Peledakan di SMA 72 Jakarta: Fakta Baru Terungkap

oleh
Peledakan di SMA 72 Jakarta: Fakta Baru Terungkap

NusaSuara – Polisi mengungkap fakta baru di balik insiden peledakan di SMA 72 Jakarta. Tersangka di ketahui menuliskan sejumlah nama pelaku kekerasan dunia pada senjata mainan yang di bawanya saat kejadian, Jumat lalu.

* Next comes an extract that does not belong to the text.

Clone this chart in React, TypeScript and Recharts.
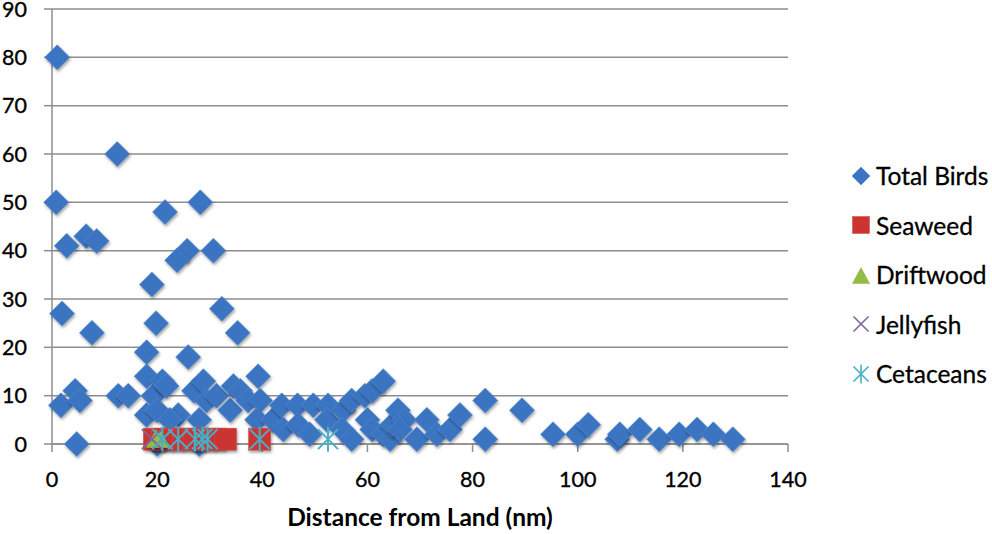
import React from 'react';
import { ScatterChart, Scatter, XAxis, YAxis, CartesianGrid, Legend } from 'recharts';

const xTicks = [0, 20, 40, 60, 80, 100, 120, 140];
const yTicks = [0, 10, 20, 30, 40, 50, 60, 70, 80, 90];

const totalBirds = [
  { x: 1, y: 80 }, { x: 12.4, y: 60 }, { x: 0.8, y: 50 }, { x: 21.5, y: 48 }, { x: 28.2, y: 50 },
  { x: 2.8, y: 41 }, { x: 6.5, y: 43 }, { x: 8.5, y: 42 }, { x: 25.7, y: 40 }, { x: 23.8, y: 38 },
  { x: 30.7, y: 40 }, { x: 19, y: 33 }, { x: 32.3, y: 28 }, { x: 19.8, y: 25 }, { x: 1.9, y: 27 },
  { x: 7.6, y: 23 }, { x: 35.3, y: 23 }, { x: 18, y: 19 }, { x: 25.9, y: 18 }, { x: 1.7, y: 8 },
  { x: 4.4, y: 11 }, { x: 5.3, y: 9 }, { x: 4.7, y: 0 }, { x: 12.6, y: 10 }, { x: 14.5, y: 10 },
  { x: 18, y: 14 }, { x: 19.3, y: 10 }, { x: 21, y: 13 }, { x: 21.8, y: 12 }, { x: 18, y: 6 },
  { x: 20, y: 7 }, { x: 24, y: 6 }, { x: 22.4, y: 5 }, { x: 27, y: 11 }, { x: 28.8, y: 13 },
  { x: 29.4, y: 9 }, { x: 31.3, y: 10 }, { x: 28, y: 5 }, { x: 33.9, y: 7 }, { x: 34.5, y: 12 },
  { x: 35.8, y: 11 }, { x: 37.3, y: 9 }, { x: 39.2, y: 14 }, { x: 39.6, y: 9 }, { x: 39, y: 5 },
  { x: 42, y: 5 }, { x: 43.7, y: 8 }, { x: 44, y: 3 }, { x: 46.7, y: 8 }, { x: 46.8, y: 4 },
  { x: 49.7, y: 8 }, { x: 52.5, y: 8 }, { x: 52.3, y: 5 }, { x: 55.4, y: 7 }, { x: 49, y: 2 },
  { x: 55.2, y: 3 }, { x: 57, y: 9 }, { x: 57, y: 1 }, { x: 59.5, y: 10 }, { x: 60.9, y: 11 },
  { x: 63, y: 13 }, { x: 60, y: 5 }, { x: 60.9, y: 3 }, { x: 63, y: 2 }, { x: 64.3, y: 1 },
  { x: 64.7, y: 4 }, { x: 65.8, y: 7 }, { x: 67, y: 5 }, { x: 66.2, y: 3 }, { x: 69.4, y: 1 },
  { x: 71.3, y: 5 }, { x: 73.2, y: 2 }, { x: 75.7, y: 3 }, { x: 77.6, y: 6 }, { x: 82.4, y: 9 },
  { x: 82.4, y: 1 }, { x: 89.4, y: 7 }, { x: 95.3, y: 2 }, { x: 100, y: 2 }, { x: 102, y: 4 },
  { x: 107.5, y: 1 }, { x: 108, y: 2 }, { x: 111.8, y: 3 }, { x: 115.5, y: 1 }, { x: 119.3, y: 2 },
  { x: 122.7, y: 3 }, { x: 125.8, y: 2 }, { x: 129.5, y: 1 }, { x: 20, y: 0 }, { x: 28, y: 0 },
];

const seaweed = [
  { x: 19.5, y: 1 }, { x: 21, y: 1 }, { x: 23, y: 1 }, { x: 25, y: 1 }, { x: 27, y: 1 },
  { x: 29, y: 1 }, { x: 31, y: 1 }, { x: 33, y: 1 }, { x: 39.5, y: 1 },
];

const driftwood = [{ x: 19.8, y: 1 }, { x: 20.6, y: 1 }];

const jellyfish = [{ x: 19, y: 1 }, { x: 21, y: 1 }, { x: 28.5, y: 1 }];

const cetaceans = [
  { x: 21, y: 1 }, { x: 24, y: 1 }, { x: 27.2, y: 1 }, { x: 28.6, y: 1 }, { x: 29.6, y: 1 },
  { x: 39.5, y: 1 }, { x: 52.5, y: 1 },
];

const BLUE = '#3b74c1';
const RED = '#cc3431';
const GREEN = '#93bb45';
const PURPLE = '#8064a2';
const CYAN = '#45b0c8';
const FONT = 'Lato, "Open Sans", sans-serif';
const SHADOW = 'drop-shadow(1px 2px 1.5px rgba(0,0,0,0.35))';

const diamond = (r: number, cx: number, cy: number, shadow = true) => (
  <polygon
    points={`${cx},${cy - r} ${cx + r},${cy} ${cx},${cy + r} ${cx - r},${cy}`}
    fill={BLUE}
    stroke="#5a8fd6"
    strokeWidth={0.6}
    style={shadow ? { filter: SHADOW } : undefined}
  />
);
const square = (h: number, cx: number, cy: number, shadow = true) => (
  <rect x={cx - h} y={cy - h} width={2 * h} height={2 * h} fill={RED} stroke="#d9524e" strokeWidth={0.6}
    style={shadow ? { filter: SHADOW } : undefined} />
);
const triangle = (r: number, cx: number, cy: number, shadow = true) => (
  <polygon points={`${cx},${cy - r} ${cx + r},${cy + r * 0.85} ${cx - r},${cy + r * 0.85}`} fill={GREEN}
    style={shadow ? { filter: SHADOW } : undefined} />
);
const cross = (r: number, cx: number, cy: number, w: number) => (
  <g stroke={PURPLE} strokeWidth={w} fill="none">
    <line x1={cx - r} y1={cy - r} x2={cx + r} y2={cy + r} />
    <line x1={cx - r} y1={cy + r} x2={cx + r} y2={cy - r} />
  </g>
);
const star = (r: number, cx: number, cy: number, w: number) => (
  <g stroke={CYAN} strokeWidth={w} fill="none">
    <line x1={cx - r} y1={cy - r} x2={cx + r} y2={cy + r} />
    <line x1={cx - r} y1={cy + r} x2={cx + r} y2={cy - r} />
    <line x1={cx} y1={cy - r * 1.25} x2={cx} y2={cy + r * 1.25} />
  </g>
);

const legendItems = [
  { name: 'Total Birds', icon: (c: number) => diamond(9, c, c, false) },
  { name: 'Seaweed', icon: (c: number) => square(8.5, c, c, false) },
  { name: 'Driftwood', icon: (c: number) => triangle(9, c, c + 1, false) },
  { name: 'Jellyfish', icon: (c: number) => cross(7.5, c, c, 1.6) },
  { name: 'Cetaceans', icon: (c: number) => star(7.5, c, c, 1.6) },
];

const renderLegend = () => (
  <div style={{ fontFamily: FONT, fontSize: 24.5, color: '#000', WebkitTextStroke: '0.3px #000' }}>
    {legendItems.map((it) => (
      <div key={it.name} style={{ display: 'flex', alignItems: 'center', height: 49.5 }}>
        <svg width={22} height={22} style={{ marginRight: 4 }}>
          {it.icon(11)}
        </svg>
        <span style={{ whiteSpace: 'nowrap' }}>{it.name}</span>
      </div>
    ))}
  </div>
);

export default function App() {
  const tickStyle = { fontFamily: FONT, fontSize: 21.5, fill: '#000', stroke: '#000', strokeWidth: 0.35 };
  return (
    <div style={{ position: 'absolute', left: 0, top: 0, width: 992, height: 534, background: '#fff' }}>
      <ScatterChart width={992} height={534} margin={{ top: 9, right: 204, bottom: 0, left: 0 }}>
        <CartesianGrid horizontal vertical={false} stroke="#8e8e8e" strokeWidth={1.5} />
        <XAxis
          type="number"
          dataKey="x"
          domain={[0, 140]}
          ticks={xTicks}
          interval={0}
          height={90}
          tickSize={8}
          tickMargin={20}
          tick={tickStyle}
          axisLine={{ stroke: '#8e8e8e', strokeWidth: 1.5 }}
          tickLine={{ stroke: '#8e8e8e', strokeWidth: 1.5 }}
          label={{
            value: 'Distance from Land (nm)',
            position: 'insideBottom',
            offset: 8,
            style: { fontFamily: FONT, fontSize: 24.5, fontWeight: 700, fill: '#000' },
          }}
        />
        <YAxis
          type="number"
          dataKey="y"
          domain={[0, 90]}
          ticks={yTicks}
          interval={0}
          width={52}
          tickSize={8}
          tickMargin={17}
          tick={tickStyle}
          axisLine={{ stroke: '#8e8e8e', strokeWidth: 1.5 }}
          tickLine={{ stroke: '#8e8e8e', strokeWidth: 1.5 }}
        />
        <Legend
          layout="vertical"
          align="center"
          verticalAlign="middle"
          wrapperStyle={{ left: 850, top: 151, width: 142 }}
          content={renderLegend}
        />
        <Scatter name="Total Birds" data={totalBirds} isAnimationActive={false}
          shape={(p: any) => diamond(12.5, p.cx, p.cy)} />
        <Scatter name="Seaweed" data={seaweed} isAnimationActive={false}
          shape={(p: any) => square(11, p.cx, p.cy)} />
        <Scatter name="Driftwood" data={driftwood} isAnimationActive={false}
          shape={(p: any) => triangle(10, p.cx, p.cy)} />
        <Scatter name="Jellyfish" data={jellyfish} isAnimationActive={false}
          shape={(p: any) => cross(10, p.cx, p.cy, 2)} />
        <Scatter name="Cetaceans" data={cetaceans} isAnimationActive={false}
          shape={(p: any) => star(10, p.cx, p.cy, 2)} />
      </ScatterChart>
    </div>
  );
}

Enam nama tersebut berasal dari pelaku penembakan massal di berbagai negara, yang di kenal karena aksi ekstrem dan ideologi kebencian. Nama-nama yang di temukan antara lain Eric Harris, Dylan Klebold, Dylan Storm Roof, Alexandre Bissonnette, Vladislav Roslyakov, dan Brenton Tarrant.

Deretan Nama yang Jadi Inspirasi Pelaku

Eric Harris dan Dylan Klebold adalah pelaku tragedi Columbine High School Massacre di Amerika Serikat pada 20 April 1999. Keduanya di kenal menganut ideologi neo-Nazi.

Sementara itu, Dylan Storm Roof menjadi pelaku penembakan massal di Gereja Charleston pada Juni 2015. Ia di ketahui sebagai penganut supremasi kulit putih atau white supremacy.

Nama Alexandre Bissonnette juga muncul. Ia merupakan pelaku penembakan di Masjid Quebec, Kanada, pada 2017, dengan latar belakang ideologi serupa.

Kemudian ada Vladislav Roslyakov, pelaku penyerangan di Politeknik Kerch, Rusia, tahun 2018, yang juga berhaluan neo-Nazi.

Terakhir, Brenton Tarrant, pelaku serangan di Masjid Christchurch, Selandia Baru, tahun 2019, di kenal menganut paham etnonasionalis ekstrem.

Pelaku Di duga Terobsesi dengan Aksi Kekerasan

Juru Bicara Densus 88 Antiteror Polri, AKBP Mayndra Eka Wardhana, menjelaskan bahwa tersangka mempelajari aksi keenam pelaku tersebut dan meniru beberapa gaya serta simbol mereka.

“Pelaku hanya terinspirasi. Ia meniru pose dan simbol dari para pelaku kekerasan itu, tapi tidak menganut satu ideologi tertentu secara konsisten,” ujar Mayndra dalam konferensi pers, Selasa (11/11).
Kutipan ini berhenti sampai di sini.